Zu Ihren Fragen im Einzelnen:
- Eine Definition, wie Sie sie hier vorstellen, gehört vor allem in den wissenschaftlichen Diskurs; sie kann auf diesem Wege auch die von der Politik unabhängige Rechtsprechung beeinflussen. Aufgrund meiner Lebenserfahrung (ich habe mich dem Thema bisher nicht wissenschaftlich genähert) scheint mir, dass die Wahrnehmung der Betroffenen in der weitaus überwiegenden Zahl der Vorkommnisse ein zuverlässiger Seismograph ist, vor allem, weil es Formen des Rassismus gibt, die dem, der sie ausübt, gar nicht bewusst sind. Ich halte aber auch Situationen für denkbar, in denen Betroffene, weil sie aufgrund leidvoller Erfahrung stets mit rassistischen Motivationen anderer rechnen, Verhaltensweisen als Rassismus wahrnehmen, die objektiv keine sind. Letztlich sollte die Einzelfallentscheidung nicht durch eine zu starre Definition ausgehebelt werden.
- Für das "racial profiling" (also behördliches Handeln aufgrund der Rasse der davon betroffenen Menschen) gibt es im deutschen Recht keine spezifische Regelung; es verstößt aber in jedem Fall gegen des Gleichheitsgrundsatz und das Diskriminierungsverbot des Grundgesetzes. Auch § 22 Abs. 1 des Bundespolizeigesetzes darf nicht als Rechtfertigung für eine Personenkontrolle aufgrund ihrer Rasse missbraucht werden. Aber um Rassismus in der Polizei zu bekämpfen, halte ich es vor allem für erforderlich, dass die ethnische Vielfalt Berlins sich im Personalkörper entsprechend widerspiegelt.
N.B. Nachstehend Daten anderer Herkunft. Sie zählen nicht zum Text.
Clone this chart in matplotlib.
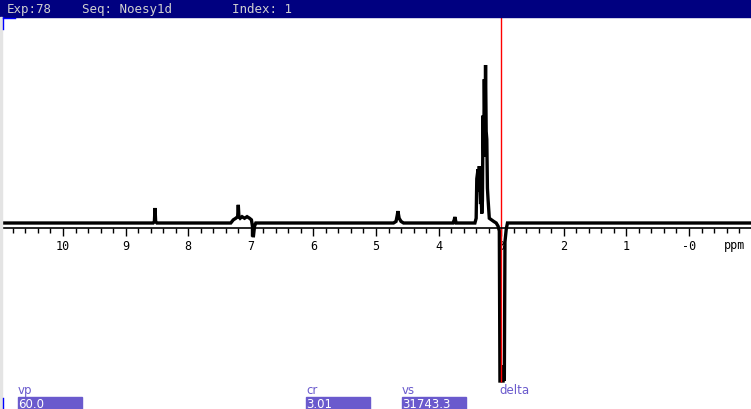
import matplotlib
matplotlib.use("Agg")
import matplotlib.pyplot as plt
from matplotlib.patches import Rectangle

# spectrum: ppm / intensity (baseline = 0, tallest peak = 100)
ppm = [10.96, 8.56, 8.54, 8.53, 8.52, 8.50, 7.32, 7.28, 7.24, 7.21, 7.20, 7.19,
       7.17, 7.14, 7.10, 7.06, 7.02, 6.99, 6.97, 6.96, 6.94, 6.92, 4.72, 4.68,
       4.66, 4.65, 4.63, 4.60, 4.56, 3.77, 3.75, 3.74, 3.72, 3.42, 3.40, 3.39,
       3.37, 3.36, 3.35, 3.33, 3.32, 3.31, 3.30, 3.29, 3.28, 3.27, 3.26, 3.25,
       3.24, 3.23, 3.22, 3.21, 3.19, 3.12, 3.08, 3.05, 3.03, 3.02, 2.98, 2.97,
       2.96, 2.95, 2.94, 2.92, 2.90, -0.99]
intensity = [0, 0, 1, 9.5, 1, 0, 0, 2, 3, 4, 11.5, 4,
             3, 4, 3, 4, 3, 2, -3, -9, -2, 0, 0, 1,
             5, 7.5, 3, 1, 0, 0, 2, 3.8, 0, 0, 3, 28,
             34, 20, 36, 12, 16, 6, 14, 68, 42, 91, 60, 100,
             58, 53, 22, 15, 3, 1, 0, -2, -5, -100, -100, -100,
             -90, -100, -12, -4, 0, 0]

major_ticks = [10, 9, 8, 7, 6, 5, 4, 3, 2, 1, 0]
major_labels = ["10", "9", "8", "7", "6", "5", "4", "3", "2", "1", "-0"]
minor_ticks = [round(10.8 - 0.2 * i, 1) for i in range(59)]

cursor_ppm = 3.0
header = [("Exp:78", 7), ("Seq: Noesy1d", 82), ("Index: 1", 232)]
fields = [("vp", "60.0", 18), ("cr", "3.01", 306), ("vs", "31743.3", 402)]

W, H = 751, 410
px_per_ppm = 62.6
ppm0_x = 689
base_y = 224
px_per_unit = 1.58

fig = plt.figure(figsize=(W / 100, H / 100), dpi=100)
ax = fig.add_axes([0, 0, 1, 1])
ax.set_xlim(ppm0_x / px_per_ppm, (ppm0_x - W) / px_per_ppm)
ax.set_ylim((base_y - H) / px_per_unit, base_y / px_per_unit)

ax.plot(ppm, intensity, color="black", lw=2.4, solid_joinstyle="miter")
ax.vlines(cursor_ppm, -100.5, (base_y - 18) / px_per_unit, color="red", lw=1)

# ppm axis
for s in ["top", "left", "right"]:
    ax.spines[s].set_visible(False)
ax.spines["bottom"].set_position(("data", -3.2))
ax.spines["bottom"].set_bounds(10.96, -0.99)
ax.spines["bottom"].set_linewidth(1.2)
ax.set_yticks([])
ax.set_xticks(major_ticks)
ax.set_xticklabels(major_labels, family="DejaVu Sans Mono", fontsize=8.5)
ax.set_xticks(minor_ticks, minor=True)
ax.tick_params(axis="x", which="major", length=6, width=1, pad=2, direction="out")
ax.tick_params(axis="x", which="minor", length=3.5, width=1, direction="out")
ax.text(-0.73, (base_y - 246) / px_per_unit, "ppm", ha="center", va="center",
        family="DejaVu Sans Mono", fontsize=8.5)

# header bar
fig.patches.append(Rectangle((0, 1 - 18 / H), 1, 18 / H, transform=fig.transFigure,
                             color="#000080", zorder=0))
for txt, x in header:
    fig.text(x / W, 1 - 9.5 / H, txt, color="#d0d0d0", ha="left", va="center",
             family="DejaVu Sans Mono", fontsize=9)

# left strip and markers
fig.patches.append(Rectangle((0, 0), 2 / W, 1 - 18 / H, transform=fig.transFigure,
                             color="#e4e4e4", zorder=0))
fig.add_artist(plt.Line2D([2.5 / W, 2.5 / W], [1 - 18 / H, 1 - 30 / H], color="blue", lw=1))
fig.add_artist(plt.Line2D([2.5 / W, 15 / W], [1 - 18.5 / H, 1 - 18.5 / H], color="blue", lw=1))
fig.add_artist(plt.Line2D([2.5 / W, 2.5 / W], [1 / H, 11 / H], color="blue", lw=1))

# parameter fields
for name, value, x in fields:
    fig.text(x / W, 1 - 391 / H, name, color="#6a5acd", ha="left", va="center",
             family="DejaVu Sans", fontsize=8.5)
    fig.patches.append(Rectangle((x / W, 0), 64 / W, 12 / H, transform=fig.transFigure,
                                 color="#6a5acd", zorder=1))
    fig.text(x / W, 5.5 / H, value, color="white", ha="left", va="center",
             family="DejaVu Sans", fontsize=8.5, zorder=2)
fig.text(499 / W, 1 - 391 / H, "delta", color="#6a5acd", ha="left", va="center",
         family="DejaVu Sans", fontsize=8.5)

fig.savefig("out.png", dpi=100)
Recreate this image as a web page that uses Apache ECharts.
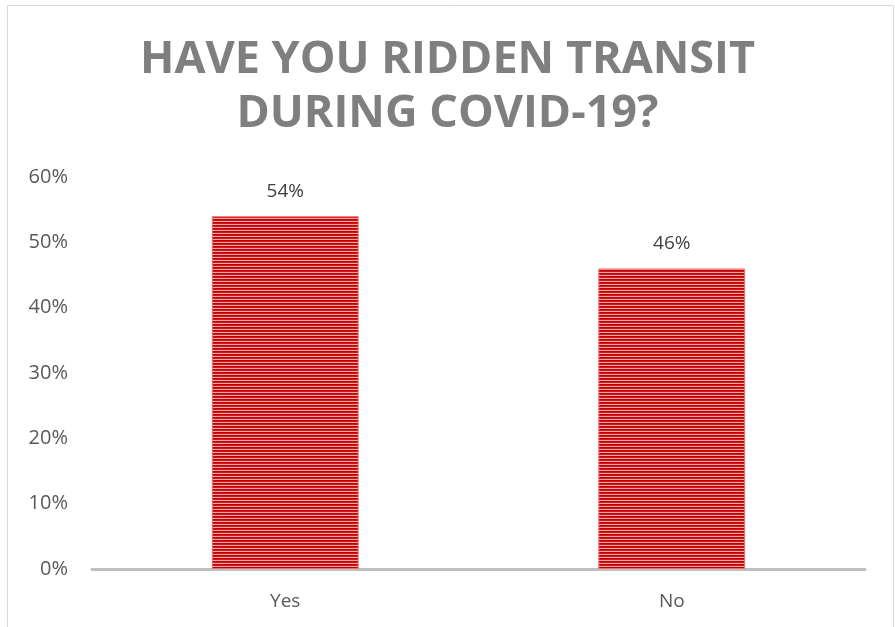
<!DOCTYPE html>
<html>
<head>
<meta charset="utf-8">
<script src="https://cdn.jsdelivr.net/npm/echarts@6/dist/echarts.min.js"></script>
<style>html,body{margin:0;padding:0;background:#fff;}#c{width:895px;height:627px;}</style>
</head>
<body>
<div id="c"></div>
<script>
const categories = ['Yes', 'No'];
const values = [54, 46];
const yTicks = [0, 10, 20, 30, 40, 50, 60];
const titleText = 'HAVE YOU RIDDEN TRANSIT\nDURING COVID-19?';

function stripePattern() {
  const cv = document.createElement('canvas');
  cv.width = 4; cv.height = 3;
  const ctx = cv.getContext('2d');
  ctx.fillStyle = '#c00000'; ctx.fillRect(0, 0, 4, 1);
  ctx.fillStyle = '#cc1818'; ctx.fillRect(0, 1, 4, 1);
  ctx.fillStyle = '#f4a8a8'; ctx.fillRect(0, 2, 4, 1);
  return cv;
}

const chart = echarts.init(document.getElementById('c'), null, {renderer: 'canvas'});
chart.setOption({
  animation: false,
  title: {
    text: titleText,
    left: 'center',
    top: 28,
    textStyle: {
      fontFamily: 'Open Sans',
      fontWeight: 'bold',
      fontSize: 45,
      lineHeight: 54,
      color: '#7f7f7f'
    }
  },
  graphic: [{
    type: 'rect',
    shape: {x: 7.5, y: 5.5, width: 886, height: 640},
    style: {fill: 'none', stroke: '#d9d9d9', lineWidth: 1},
    silent: true
  }],
  grid: {left: 92, right: 30, top: 177, bottom: 58, containLabel: false},
  xAxis: {
    type: 'category',
    data: categories,
    axisLine: {show: true, lineStyle: {color: '#bfbfbf', width: 3}},
    axisTick: {show: false},
    axisLabel: {color: '#595959', fontSize: 19, fontFamily: 'Open Sans', margin: 23}
  },
  yAxis: {
    type: 'value',
    min: yTicks[0],
    max: yTicks[yTicks.length - 1],
    interval: 10,
    axisLine: {show: false},
    axisTick: {show: false},
    splitLine: {show: false},
    axisLabel: {color: '#595959', fontSize: 20, fontFamily: 'Open Sans', margin: 24, formatter: v => v + '%'}
  },
  series: [{
    type: 'bar',
    data: values,
    barWidth: '38%',
    itemStyle: {color: {image: stripePattern(), repeat: 'repeat'}, borderColor: '#e87070', borderWidth: 1},
    label: {
      show: true,
      position: 'top',
      distance: 15,
      color: '#404040',
      fontSize: 19,
      fontFamily: 'Open Sans',
      formatter: p => p.value + '%'
    }
  }]
});
</script>
</body>
</html>
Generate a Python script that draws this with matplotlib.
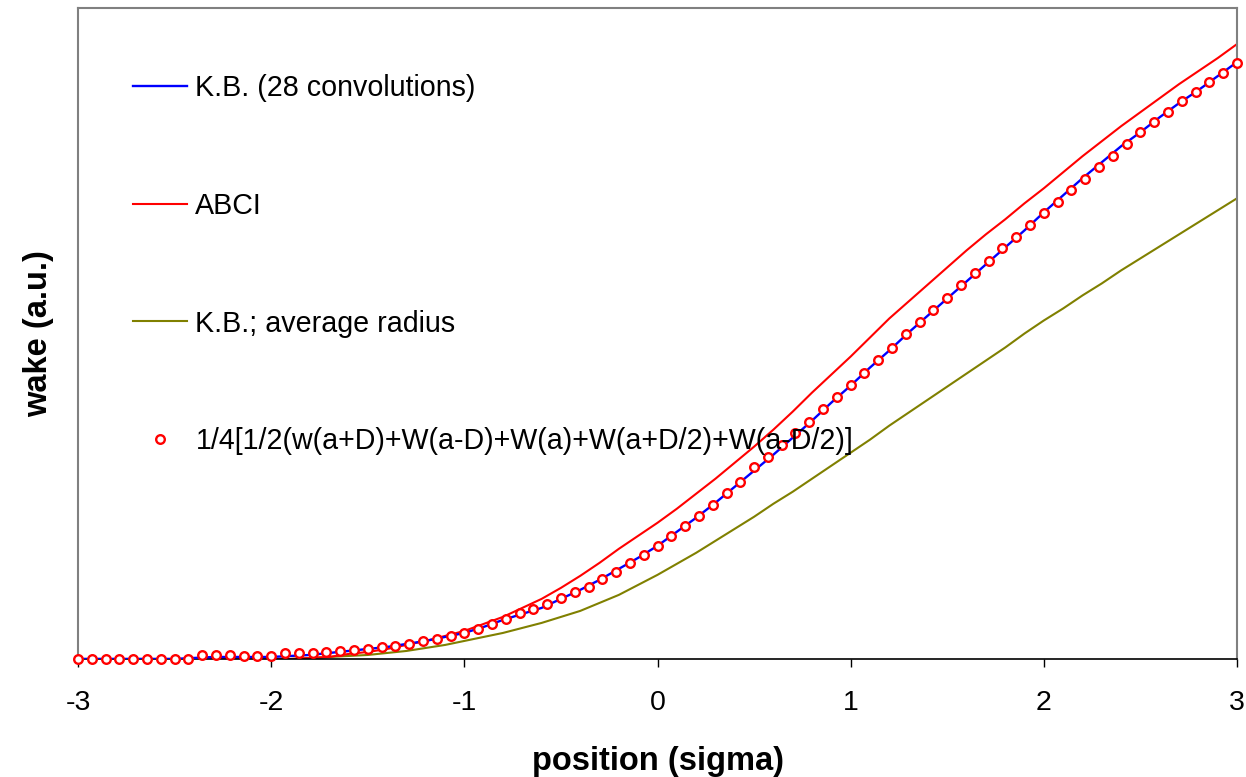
import matplotlib
matplotlib.use("Agg")
from matplotlib import pyplot as plt
import numpy as np

plt.rcParams['font.family'] = ['Liberation Sans', 'DejaVu Sans']
plt.rcParams['axes.unicode_minus'] = False

# position (sigma) for the line curves
x_line = [-3.0, -2.9, -2.8, -2.7, -2.6, -2.5, -2.4, -2.3, -2.2, -2.1,
          -2.0, -1.9, -1.8, -1.7, -1.6, -1.5, -1.4, -1.3, -1.2, -1.1,
          -1.0, -0.9, -0.8, -0.7, -0.6, -0.5, -0.4, -0.3, -0.2, -0.1,
          0.0, 0.1, 0.2, 0.3, 0.4, 0.5, 0.6, 0.7, 0.8, 0.9,
          1.0, 1.1, 1.2, 1.3, 1.4, 1.5, 1.6, 1.7, 1.8, 1.9,
          2.0, 2.1, 2.2, 2.3, 2.4, 2.5, 2.6, 2.7, 2.8, 2.9, 3.0]

kb_28 = [0, 0, 0, 0, 0, 0, 1, 2, 2, 2,
         2, 3, 4, 6, 8, 10, 12, 15, 18, 22,
         26, 32, 39, 45, 51, 60, 69, 79, 90, 101,
         113, 127, 141, 156, 172, 188, 204, 221, 238, 256,
         273, 291, 308, 326, 343, 360, 377, 394, 411, 428,
         446, 463, 480, 496, 512, 526, 541, 555, 568, 582, 596]

abci = [0, 0, 0, 0, 0, 0, 0, 0, 0, 0,
        0, 0, 1, 2, 5, 7, 10, 14, 18, 23,
        28, 35, 42, 51, 60, 71, 83, 96, 110, 123,
        136, 150, 165, 180, 196, 212, 229, 247, 266, 284,
        302, 321, 340, 357, 374, 391, 408, 424, 439, 455,
        470, 486, 502, 517, 532, 546, 560, 574, 587, 600, 614]

kb_avg = [0, 0, 0, 0, 0, 0, 0, 0, 0, 0,
          0, 0, 1, 2, 3, 4, 6, 8, 11, 14,
          18, 22, 26, 31, 36, 42, 48, 56, 64, 74,
          84, 95, 106, 118, 130, 142, 155, 167, 180, 193,
          206, 219, 233, 246, 259, 272, 285, 298, 311, 325,
          338, 350, 363, 375, 388, 400, 412, 424, 436, 448, 460]

# weighted average of shifted wakes, 85 samples
x_pts = list(np.linspace(-3, 3, 85))
avg_pts = [0, 0, 0, 0, 0, 0, 0, 0, 0, 4,
           4, 4, 3, 3, 3, 6, 6, 6, 7, 8,
           9, 10, 12, 13, 15, 18, 20, 23, 26, 30,
           35, 40, 46, 50, 55, 61, 67, 72, 80, 87,
           96, 104, 113, 123, 133, 143, 154, 166, 177, 192,
           202, 214, 226, 237, 250, 262, 274, 286, 299, 311,
           324, 336, 348, 360, 373, 385, 397, 410, 421, 433,
           445, 456, 468, 479, 491, 502, 514, 526, 536, 546,
           557, 566, 576, 585, 595]

labels = ["K.B. (28 convolutions)", "ABCI", "K.B.; average radius",
          "1/4[1/2(w(a+D)+W(a-D)+W(a)+W(a+D/2)+W(a-D/2)]"]

fig = plt.figure(figsize=(12.46, 7.77), dpi=100)
ax = fig.add_axes([0.0626, 0.1519, 0.9302, 0.8378])

ax.plot(x_line, kb_28, color="#0000ff", lw=1.7, label=labels[0], zorder=3)
ax.plot(x_line, abci, color="#ff0000", lw=1.5, label=labels[1], zorder=2)
ax.plot(x_line, kb_avg, color="#808000", lw=1.5, label=labels[2], zorder=1)
ax.plot(x_pts, avg_pts, ls="none", marker="o", ms=6.2, mfc="white",
        mec="#ff0000", mew=1.7, label=labels[3], zorder=4, clip_on=False)

ax.set_xlim(-3, 3)
ax.set_ylim(0, 650)
ax.set_xticks([-3, -2, -1, 0, 1, 2, 3])
ax.set_yticks([])
ax.tick_params(axis="x", direction="out", length=6, width=1, pad=16,
               labelsize=20.5, color="black")

for side in ["left", "top", "right"]:
    ax.spines[side].set_color("#808080")
    ax.spines[side].set_linewidth(1.5)
ax.spines["bottom"].set_color("black")
ax.spines["bottom"].set_linewidth(1.2)

ax.set_xlabel("position (sigma)", fontsize=23.5, fontweight="bold", labelpad=22)
ax.set_ylabel("wake (a.u.)", fontsize=23.5, fontweight="bold", labelpad=17)

leg = ax.legend(loc="upper left", bbox_to_anchor=(0.0475, 0.898),
                frameon=False, fontsize=20.6, labelspacing=3.13,
                handlelength=1.9, handletextpad=0.28, borderpad=0,
                borderaxespad=0, numpoints=1)

fig.savefig("out.png", dpi=100)
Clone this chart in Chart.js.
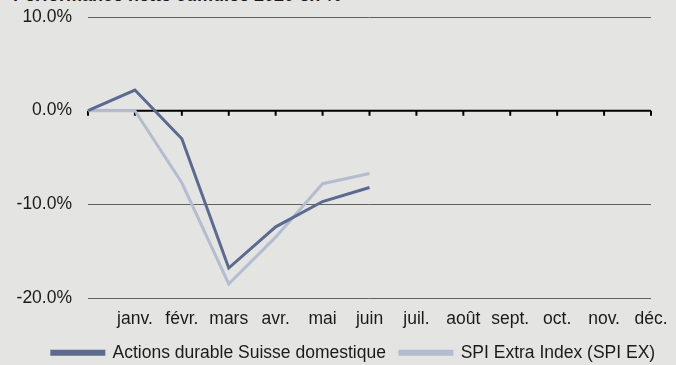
<!DOCTYPE html>
<html>
<head>
<meta charset="utf-8">
<script src="https://cdn.jsdelivr.net/npm/chart.js@4/dist/chart.umd.min.js"></script>
<style>
  html, body { margin: 0; padding: 0; background: #e4e4e2; overflow: hidden; }
  .wrap { position: relative; width: 676px; height: 365px; }
  .title {
    position: absolute; left: 13px; top: -14px;
    font: bold 18px "Liberation Sans", Arial, sans-serif; line-height: 18px;
    color: #1a1a1a; white-space: nowrap;
  }
  canvas { position: absolute; left: 0; top: 0; }
</style>
</head>
<body>
<div class="wrap">
  <div class="title">Performance nette cumulée 2020 en %</div>
  <canvas class="chart-line" width="676" height="365"></canvas>
</div>
<script>
const months = ["", "janv.", "févr.", "mars", "avr.", "mai", "juin", "juil.", "août", "sept.", "oct.", "nov.", "déc."];
const fundName = "Actions durable Suisse domestique";
const fund = [0, 2.2, -3.0, -16.8, -12.4, -9.7, -8.2, null, null, null, null, null, null];
const indexName = "SPI Extra Index (SPI EX)";
const spiEx = [0, 0, -7.7, -18.5, -13.5, -7.8, -6.7, null, null, null, null, null, null];
const yTicks = [-20, -10, 0, 10];

const font = { family: "'Liberation Sans', Arial", size: 17.5 };

// black zero axis with small tick marks under each month
const zeroAxis = {
  id: "zeroAxis",
  beforeDatasetsDraw(chart) {
    const { ctx, scales: { x, y } } = chart;
    const y0 = y.getPixelForValue(0);
    ctx.save();
    ctx.strokeStyle = "#000";
    ctx.lineWidth = 2;
    ctx.beginPath();
    ctx.moveTo(x.left, y0);
    ctx.lineTo(x.right, y0);
    for (let i = 0; i < months.length; i++) {
      const px = x.getPixelForTick(i);
      ctx.moveTo(px, y0);
      ctx.lineTo(px, y0 + 5);
    }
    ctx.stroke();
    ctx.restore();
  },
};

const chart1 = document.querySelector(".chart-line");
var ctx = chart1.getContext("2d");
var myChart = new Chart(ctx, {
  type: "line",
  data: {
    labels: months,
    datasets: [
      {
        label: fundName,
        data: fund,
        borderColor: "#5b6a8e",
        backgroundColor: "#5b6a8e",
        borderWidth: 3,
        pointRadius: 0,
        tension: 0,
      },
      {
        label: indexName,
        data: spiEx,
        borderColor: "#b4bcd0",
        backgroundColor: "#b4bcd0",
        borderWidth: 3,
        pointRadius: 0,
        tension: 0,
      },
    ],
  },
  options: {
    responsive: false,
    animation: false,
    // negative right padding widens the legend row and shifts it right
    layout: { padding: { top: 17, left: 14, right: -17, bottom: -6.5 } },
    plugins: {
      tooltip: { enabled: false },
      legend: {
        position: "bottom",
        labels: {
          boxWidth: 52,
          boxHeight: 3,
          padding: 14,
          color: "#1a1a1a",
          font: font,
        },
      },
    },
    scales: {
      x: {
        offset: false,
        afterFit: (scale) => {
          scale.height = 32;
          scale.paddingRight = 25;
        },
        grid: { display: false, drawTicks: false },
        border: { display: false },
        ticks: {
          autoSkip: false,
          maxRotation: 0,
          padding: 11,
          color: "#1a1a1a",
          font: font,
        },
      },
      y: {
        min: yTicks[0],
        max: yTicks[yTicks.length - 1],
        afterBuildTicks: (scale) => {
          scale.ticks = yTicks.map((v) => ({ value: v }));
        },
        afterFit: (scale) => {
          scale.width = 74;
          scale.paddingTop = 0;
          scale.paddingBottom = 0;
        },
        grid: {
          color: "#616161",
          lineWidth: (c) => (c.tick && c.tick.value === 0 ? 0 : 1),
          drawTicks: false,
        },
        border: { display: false },
        ticks: {
          padding: 16,
          color: "#1a1a1a",
          font: font,
          callback: (v) => v.toFixed(1) + "%",
        },
      },
    },
  },
  plugins: [zeroAxis],
});
</script>
</body>
</html>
Schon jetzt sollte in Polizeiberichten die Herkunft eines Täters bei der Beschreibung der Tat nur dann eine Rolle spielen, wenn sie für die Tat erkennbar ursächlich war (was sehr selten der Fall sein dürfte). Generell ist der Innensenator (für den ich als Bundestagsabgeordneter aber nicht zuständig wäre) aufgefordert, in der Polizei über racial profiling aufzuklären und dagegen vorzugehen. Andererseits halte ich es für wichtig zu untersuchen, ob bestimmte Bereiche der Kriminalität unter bestimmten Ethnien besonders häufig auftreten, um eine gezielte Analyse der Ursachen und wirksame Prävention zu ermöglichen. Bei der Verbrechensbekämpfung darf dann aber die Herkunft der Täter ebensowenig eine Rolle spielen wie die der Opfer.
- Schon heute gibt es eine Antidiskrimierungsstelle des Bundes (die allerdings mehr Personal braucht) und das Allgemeine Gleichbehandlungsgesetz, das Rassismus zu verhindern hilft. Für echte Gleichbehandlung ist aber noch viel zu tun. Mir als Neuköllner ist besonders wichtig, dass wir Schulen und Kitas besser ausstatten, damit sie unsere Kinder und Jugendlichen so fördern können, wie sie es brauchen. Nur durch Bildung werden nämlich Aufstiegsperspektiven auch für die Innenstadtjugend mit Migrationshintergrund geschaffen. Dass wir in Zehlendorf einen Abiturientenanteil von 50 %, in Neukölln aber von 20 % Prozent haben, ist eine Form des institutionellen Rassismus, den wir als Stadtgesellschaft nicht hinnehmen dürfen.
- Ein klares Ja. In einem anrührenden Bericht habe ich einmal von Waisenkindern unterschiedlicher Herkunft gelesen, von denen ein Kind, das aus dem Mittelmeerraum stammte, seinen Neid auf Kinder aus Osteuropa zum Ausdruck brachte, weil die wegen ihres Aussehens die Möglichkeit hatten, einfach in der Mehrheitsgesellschaft aufzugehen wie ein Fisch im Schwarm. Wenn das von einem Menschen arabischer oder türkischer Herkunft schon so empfunden wird, um wieviel mehr muss es dann von Schwarzen Menschen gelten, bei denen nicht nur das Aussehen das Gefühl des Andersseins verstärkt, sondern die auch unter den Neuköllnerinnen und Neuköllnern mit Migrationshintergrund eine relativ kleine und wenig akzeptierte Gruppe bilden. Der Aufklärung und dem Bemühen gegen die Ausgrenzung von Neuköllnerinnen und Neuköllnern mit schwarzer Hautfarbe muss deshalb meines Erachtens besondere Aufmerksamkeit geschenkt werden. Auch an diesem Punkt setze ich vor allem auf die Gemeinsamkeit schaffende Kraft von Kita und Schule.